Jeff Lewis summarized much
of the work on textuality and textual analysis in his
cultural studies textbook and a post-9/11 monograph on media and
terrorism. According to Lewis, textual studies use complex and
difficult heuristic methods and require both powerful interpretive
skills and a subtle conception of politics and contexts. The task of the
cultural analyst, for Lewis, is to engage with both knowledge systems and texts
and observe and analyze the ways the two interact with one another. This
engagement represents the critical dimensions of the analysis, and its capacity to
illuminate the hierarchies within and surrounding the given text and
its discourse.
Literary
scholars
Many cultural studies
practitioners work in departments of English or comparative
literature. Nevertheless, some traditional literary scholars such
as Yale professor Harold Bloom have been outspoken critics
of cultural studies. On the level of methodology, these scholars dispute
the theoretical underpinning of the movement's critical framework.
“I
have never worked on race and ethnicity as a kind of subcategory; I have always
worked on the whole social formation which is racialized”
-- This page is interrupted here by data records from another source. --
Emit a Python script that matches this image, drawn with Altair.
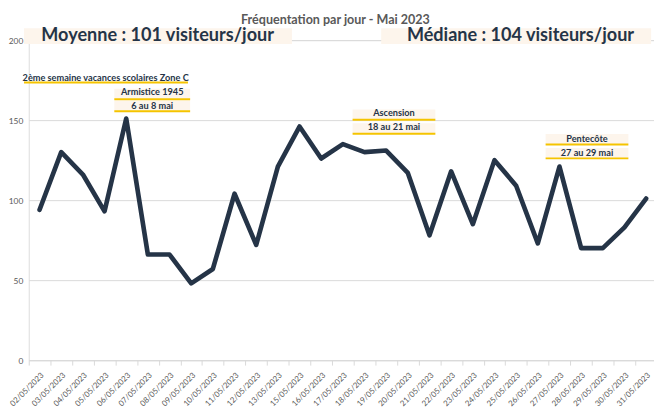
import altair as alt
import pandas as pd

# ---- data ----
dates = ["02/05/2023", "03/05/2023", "04/05/2023", "05/05/2023", "06/05/2023",
         "07/05/2023", "08/05/2023", "09/05/2023", "10/05/2023", "11/05/2023",
         "12/05/2023", "13/05/2023", "15/05/2023", "16/05/2023", "17/05/2023",
         "18/05/2023", "19/05/2023", "20/05/2023", "21/05/2023", "22/05/2023",
         "23/05/2023", "24/05/2023", "25/05/2023", "26/05/2023", "27/05/2023",
         "28/05/2023", "29/05/2023", "30/05/2023", "31/05/2023"]
visitors = [94, 130, 116, 93, 151, 66, 66, 48, 57, 104,
            72, 121, 146, 126, 135, 130, 131, 117, 78, 118,
            85, 125, 109, 73, 121, 70, 70, 83, 101]
y_ticks = [0, 50, 100, 150, 200]

# annotation anchors (x in category-band units, y in visitor units)
box_x = [-0.22, 16.27, 3.95, 3.95, 14.95, 14.95, 23.86, 23.86]
box_x2 = [12.15, 28.73, 7.45, 7.45, 18.77, 18.77, 27.68, 27.68]
box_y = [197.5, 197.5, 163.1, 155.6, 150.2, 141.5, 134.8, 126.1]
box_y2 = [207.4, 207.4, 169.6, 162.1, 156.7, 148.0, 141.3, 132.6]

rule_x = [-0.22, 3.95, 3.95, 14.95, 14.95, 23.86, 23.86]
rule_x2 = [7.35, 7.45, 7.45, 18.77, 18.77, 27.68, 27.68]
rule_y = [173.5, 163.1, 155.6, 150.2, 141.5, 134.8, 126.1]

big_text = ["Moyenne : 101 visiteurs/jour", "Médiane : 104 visiteurs/jour"]
big_x = [5.95, 22.7]
big_y = [202.3, 202.3]

small_text = ["2ème semaine vacances scolaires Zone C", "Armistice 1945", "6 au 8 mai",
              "Ascension", "18 au 21 mai", "Pentecôte", "27 au 29 mai"]
small_x = [3.55, 5.7, 5.7, 16.86, 16.86, 25.77, 25.77]
small_y = [176.6, 167.4, 159.0, 154.2, 145.4, 138.1, 129.5]

# ---- styling ----
NAVY = "#253447"
GOLD = "#F5C400"
PEACH = "#FDF5EC"
GRAY = "#595959"
GRID = "#D9D9D9"
FONT = "Lato"
W, H = 633, 324
RANGE = [0, 636]

df = pd.DataFrame({"date": dates, "visiteurs": visitors})
boxes = pd.DataFrame({"x": box_x, "x2": box_x2, "y": box_y, "y2": box_y2})
rules = pd.DataFrame({"x": rule_x, "x2": rule_x2, "y": rule_y})
bigs = pd.DataFrame({"x": big_x, "y": big_y, "t": big_text})
smalls = pd.DataFrame({"x": small_x, "y": small_y, "t": small_text})

yscale = alt.Scale(domain=[0, 200], nice=False)
ascale = alt.Scale(domain=[0, 29], range=RANGE, nice=False, zero=False)
yaxis = alt.Axis(title=None, values=y_ticks, ticks=False, domain=False, grid=True,
                 labelFontSize=8.5, labelColor=GRAY, labelFont=FONT,
                 labelPadding=6, gridColor=GRID, gridWidth=1)

line = alt.Chart(df).mark_line(
    color=NAVY, strokeWidth=4.7, strokeCap="round", strokeJoin="round"
).encode(
    x=alt.X("date:N", sort=dates, bandPosition=0.5,
            scale=alt.Scale(type="band", paddingInner=0, paddingOuter=0, range=RANGE),
            axis=alt.Axis(title=None, tickBand="extent", labelAngle=-45,
                          labelFontSize=8, labelColor=GRAY, labelFont=FONT,
                          labelFontWeight="normal", labelPadding=6, labelOverlap=False,
                          tickSize=5, tickColor=GRID, domainColor=GRID, grid=False)),
    y=alt.Y("visiteurs:Q", scale=yscale, axis=yaxis),
)

box_layer = alt.Chart(boxes).mark_rect(color=PEACH).encode(
    x=alt.X("x:Q", scale=ascale, axis=None), x2="x2:Q",
    y=alt.Y("y:Q", scale=yscale, axis=yaxis), y2="y2:Q",
)

rule_layer = alt.Chart(rules).mark_rule(color=GOLD, strokeWidth=2).encode(
    x=alt.X("x:Q", scale=ascale, axis=None), x2="x2:Q",
    y=alt.Y("y:Q", scale=yscale, axis=yaxis),
)

big_layer = alt.Chart(bigs).mark_text(
    font=FONT, fontSize=18.3, fontWeight="bold", color=NAVY, baseline="middle"
).encode(
    x=alt.X("x:Q", scale=ascale, axis=None),
    y=alt.Y("y:Q", scale=yscale, axis=yaxis),
    text="t:N",
)

small_layer = alt.Chart(smalls).mark_text(
    font=FONT, fontSize=9.3, fontWeight="bold", color=NAVY, baseline="middle"
).encode(
    x=alt.X("x:Q", scale=ascale, axis=None),
    y=alt.Y("y:Q", scale=yscale, axis=yaxis),
    text="t:N",
)

chart = alt.layer(box_layer, rule_layer, big_layer, small_layer, line).resolve_scale(
    x="independent"
).properties(
    width=W, height=H,
    title=alt.TitleParams("Fréquentation par jour - Mai 2023", font=FONT, fontSize=12.7,
                          fontWeight="bold", color=GRAY, anchor="middle", frame="group",
                          dx=-6, offset=0),
    autosize=alt.AutoSizeParams(type="none"),
    padding={"left": 21, "top": 30, "right": 0, "bottom": 52},
).configure_view(strokeWidth=0).configure(background="white")

chart.save("out.html", embed_options={"renderer": "svg", "actions": False})
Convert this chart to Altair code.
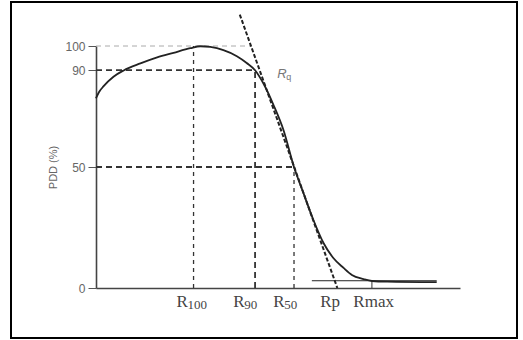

Bloom stated his position during the 3 September 2000 episode
of C-SPAN's Book notes,
while discussing his book How to
Read and why:
There are two enemies of reading now in the world, not
just in the English-speaking world. One is the lunatic destruction of literary
studies...and its replacement by what is called cultural studies in all of the
universities and colleges in the English-speaking world, and everyone knows
what that phenomenon is. I mean, the...now-weary phrase 'political correctness
remains a perfectly good descriptive phrase for what has gone on and is, alas,
still going on almost everywhere and which dominates, I would say, rather more
than three-fifths of the tenured faculties in the English-speaking world, who
really do represent treason of the intellectuals, I think, a 'betrayal of the
clerks'.
Marxist literary critic Terry
Eagleton is not wholly opposed to cultural studies but has criticized
aspects of it and highlighted what he sees as its strengths and weaknesses in
books such as After Theory. For Eagleton, literary and
cultural theory have the potential to say important things about the
"fundamental questions" in life, but theorists have rarely realized
this potential.
English departments also host
cultural rhetorics scholars. This academic field defines cultural
rhetorics as "the study and practice of making meaning and knowledge with
the belief that all cultures are rhetorical and all rhetorics are cultural." Cultural
rhetorics scholars are interested in investigating topics like climate
change, autism, Asian American rhetoric, and more.